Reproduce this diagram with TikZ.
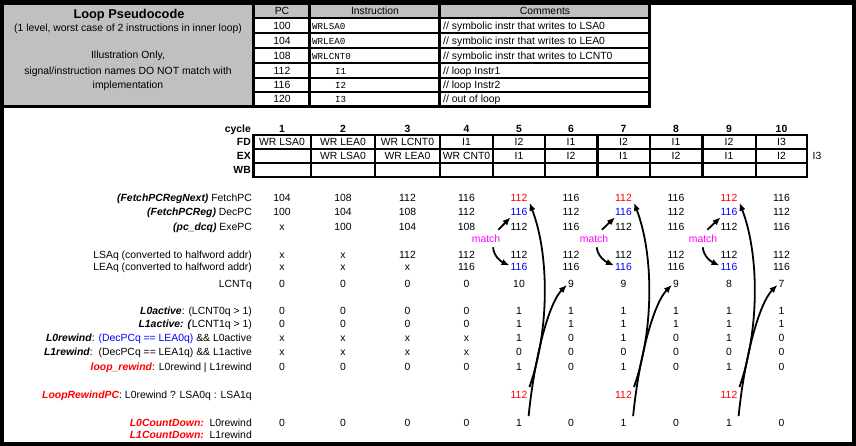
\documentclass[tikz,border=0pt]{standalone}
\usepackage{fontspec}
\setmainfont{Liberation Sans}
\setmonofont{Liberation Mono}
\usetikzlibrary{arrows.meta}
\definecolor{cgray}{RGB}{192,192,192}
\definecolor{cred}{RGB}{255,0,0}
\definecolor{cblue}{RGB}{0,0,255}
\definecolor{cmag}{RGB}{255,0,255}
\newcommand\fs{\fontsize{10.4}{12}\selectfont}
\newcommand\bi[1]{\textbf{\textit{#1}}}
\def\colxs{{282,343,407.5,466.5,519,571,623.5,676,729,781.5}}
\newcommand\rowvals[3]{\foreach \vv [count=\ii] in {#3} {\pgfmathsetmacro\xx{\colxs[\ii-1]}\node[val] (#1\ii) at (\xx,#2) {\vv};}}
\begin{document}
\begin{tikzpicture}[x=1pt,y=-1pt,
  every node/.style={inner sep=0pt,font=\fs},
  val/.style={anchor=base},
  lbl/.style={anchor=base east},
  mono/.style={anchor=base west,font=\fontsize{9.2}{11}\selectfont\ttfamily},
  gthin/.style={line width=2.2pt,line cap=rect},
  gthick/.style={line width=2.8pt,line cap=rect},
  arr/.style={line width=1.8pt,-{Latex[length=8pt,width=6.5pt]}}]
\useasboundingbox (0,0) rectangle (856,446);
% frame
\fill[white] (0,0) rectangle (856,446);
\fill[black] (0,0) rectangle (856,5.5);
\fill[black] (0,0) rectangle (4,446);
\fill[black] (852,0) rectangle (856,446);
\fill[black] (0,441.5) rectangle (856,446);
% top table
\fill[cgray] (4,5.5) rectangle (253.5,106);
\fill[cgray] (253.5,5.5) rectangle (649.5,18.3);
\foreach \yy in {18.3,33.3,48,63,77.7,91.7} \draw[gthin] (253.5,\yy) -- (649.5,\yy);
\draw[gthin] (309.5,5.5) -- (309.5,106);
\draw[gthin] (439.5,5.5) -- (439.5,106);
\draw[gthick] (253.5,5.5) -- (253.5,106);
\draw[gthick] (649.5,5.5) -- (649.5,106);
\draw[gthick] (4,106.3) -- (649.5,106.3);
\node[val,font=\fontsize{12.8}{15}\selectfont\bfseries] (title) at (129,18.5) {Loop Pseudocode};
\node[val] (sub) at (128,31.5) {(1 level, worst case of 2 instructions in inner loop)};
\node[val] (ill1) at (128,59) {Illustration Only,};
\node[val] (ill2) at (128,74.5) {signal/instruction names DO NOT match with};
\node[val] (ill3) at (128,88.5) {implementation};
\node[val] (hpc) at (282,14.5) {PC};
\node[val] (hins) at (375,14.5) {Instruction};
\node[val] (hcom) at (545,14.5) {Comments};
\foreach \pc/\ins/\com/\yy [count=\ii] in {
  100/WRLSA0/{// symbolic instr that writes to LSA0}/29.5,
  104/WRLEA0/{// symbolic instr that writes to LEA0}/44.5,
  108/WRLCNT0/{// symbolic instr that writes to LCNT0}/59.5,
  112/{\hspace{23pt}I1}/{// loop Instr1}/74.5,
  116/{\hspace{23pt}I2}/{// loop Instr2}/88.5,
  120/{\hspace{23pt}I3}/{// out of loop}/102.5} {
  \node[val] (tpc\ii) at (282,\yy) {\pc};
  \node[mono] (tin\ii) at (312,\yy) {\ins};
  \node[anchor=base west] (tco\ii) at (443,\yy) {\com};
}
% pipeline table
\foreach \xx in {253.5,311.2,375.2,440.2,492.8,545.2,597.5,650.3,702.5,755.7,807.2}
  \draw[gthin] (\xx,134.8) -- (\xx,176.8);
\foreach \yy in {134.8,148.8,162.8,176.8}
  \draw[gthin] (253.5,\yy) -- (807.2,\yy);
\node[lbl,font=\fs\bfseries] (lcyc) at (251,132.7) {cycle};
\node[lbl,font=\fs\bfseries] (lfd) at (251,145.5) {FD};
\node[lbl,font=\fs\bfseries] (lex) at (251,159.5) {EX};
\node[lbl,font=\fs\bfseries] (lwb) at (251,173.5) {WB};
\foreach \ii in {1,...,10} {\pgfmathsetmacro\xx{\colxs[\ii-1]}\node[val,font=\fs\bfseries] (cyc\ii) at (\xx,132.7) {\ii};}
\foreach \tt [count=\ii] in {WR LSA0,WR LEA0,WR LCNT0,I1,I2,I1,I2,I1,I2,I3}
  {\pgfmathsetmacro\xx{\colxs[\ii-1]}\node[val] (fd\ii) at (\xx,145.5) {\tt};}
\foreach \tt [count=\ii from 2] in {WR LSA0,WR LEA0,WR CNT0,I1,I2,I1,I2,I1,I2}
  {\pgfmathsetmacro\xx{\colxs[\ii-1]}\node[val] (ex\ii) at (\xx,159.5) {\tt};}
\node[val] (exout) at (817,160) {I3};
% labels
\node[lbl] (fpL) at (252,201.5) {\bi{(FetchPCRegNext)} FetchPC};
\node[lbl] (dpL) at (252,215.5) {\bi{(FetchPCReg)} DecPC};
\node[lbl] (epL) at (252,230.5) {\bi{(pc\_dcq)} ExePC};
\node[lbl] (lsL) at (252,258.5) {LSAq (converted to halfword addr)};
\node[lbl] (leL) at (252,270.5) {LEAq (converted to halfword addr)};
\node[lbl] (lcL) at (252,287.5) {LCNTq};
\node[lbl] (a0L) at (252,314.5) {\bi{L0active}: (LCNT0q > 1)};
\node[lbl] (a1L) at (252,327.5) {\bi{L1active: (}LCNT1q > 1)};
\node[lbl] (r0L) at (252,341.5) {\bi{L0rewind}: \textcolor{cblue}{(DecPCq == LEA0q)} \&\& L0active};
\node[lbl] (r1L) at (252,355.5) {\bi{L1rewind}:\ \ (DecPCq == LEA1q) \&\& L1active};
\node[lbl] (lrL) at (252,370.5) {\textcolor{cred}{\bi{loop\_rewind}}: L0rewind | L1rewind};
\node[lbl] (pcL) at (252,398.5) {\textcolor{cred}{\bi{LoopRewindPC}}: L0rewind ? LSA0q : LSA1q};
\node[lbl] (cdL) at (252,426.5) {\textcolor{cred}{\bi{L0CountDown:}}\ \ L0rewind};
\node[lbl] (cd1L) at (252,438.5) {\textcolor{cred}{\bi{L1CountDown:}}\ \ L1rewind};
% values
\rowvals{fp}{201.5}{104,108,112,116,\textcolor{cred}{112},116,\textcolor{cred}{112},116,\textcolor{cred}{112},116}
\rowvals{dp}{215.5}{100,104,108,112,\textcolor{cblue}{116},112,\textcolor{cblue}{116},112,\textcolor{cblue}{116},112}
\rowvals{ep}{230.5}{x,100,104,108,112,116,112,116,112,116}
\rowvals{ls}{258.5}{x,x,112,112,112,112,112,112,112,112}
\rowvals{le}{270.5}{x,x,x,116,\textcolor{cblue}{116},116,\textcolor{cblue}{116},116,\textcolor{cblue}{116},116}
\rowvals{lc}{287.5}{0,0,0,0,10,9,9,9,8,7}
\rowvals{aa}{314.5}{0,0,0,0,1,1,1,1,1,1}
\rowvals{ab}{327.5}{0,0,0,0,1,1,1,1,1,1}
\rowvals{ra}{341.5}{x,x,x,x,1,0,1,0,1,0}
\rowvals{rb}{355.5}{x,x,x,x,0,0,0,0,0,0}
\rowvals{lr}{370.5}{0,0,0,0,1,0,1,0,1,0}
\rowvals{cd}{426.5}{0,0,0,0,1,0,1,0,1,0}
\node[val,text=cred] (pc5) at (519,398.5) {112};
\node[val,text=cred] (pc7) at (623.5,398.5) {112};
\node[val,text=cred] (pc9) at (729,398.5) {112};
\node[val,text=cmag] (m5) at (486,242.5) {match};
\node[val,text=cmag] (m7) at (594,242.5) {match};
\node[val,text=cmag] (m9) at (703,242.5) {match};
% arrows
\foreach \c/\n/\ax/\bx in {5/6/-2/7,7/8/-6.5/2.7,9/10/-10/-0.3} {
  \draw[arr] ([shift={(2,-4)}]pc\c.north east) .. controls +(20,-57) and +(20,52) .. ([shift={(2,1)}]fp\c.south east);
  \draw[arr] ([shift={(6.5,-3)}]cd\c.north east) .. controls +(6,-60) and +(-18,18) .. ([shift={(-1,1)}]lc\n.west);
  \draw[arr] ([shift={(\ax,-5)}]m\c.north east) -- ([shift={(0,1.5)}]dp\c.south west);
  \draw[arr] ([shift={(\bx,4.5)}]m\c.south) .. controls +(1,9) and +(-9,-4) .. ([shift={(-1,-1.5)}]le\c.west);
}
\end{tikzpicture}
\end{document}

THE TASK:
Pick out, from the lines above, every one that contains the string "with".

SOLUTION FOR THIS PROBLEM:
Reproduce this diagram with TikZ.
\node[val] (ill2) at (128,74.5) {signal/instruction names DO NOT match with};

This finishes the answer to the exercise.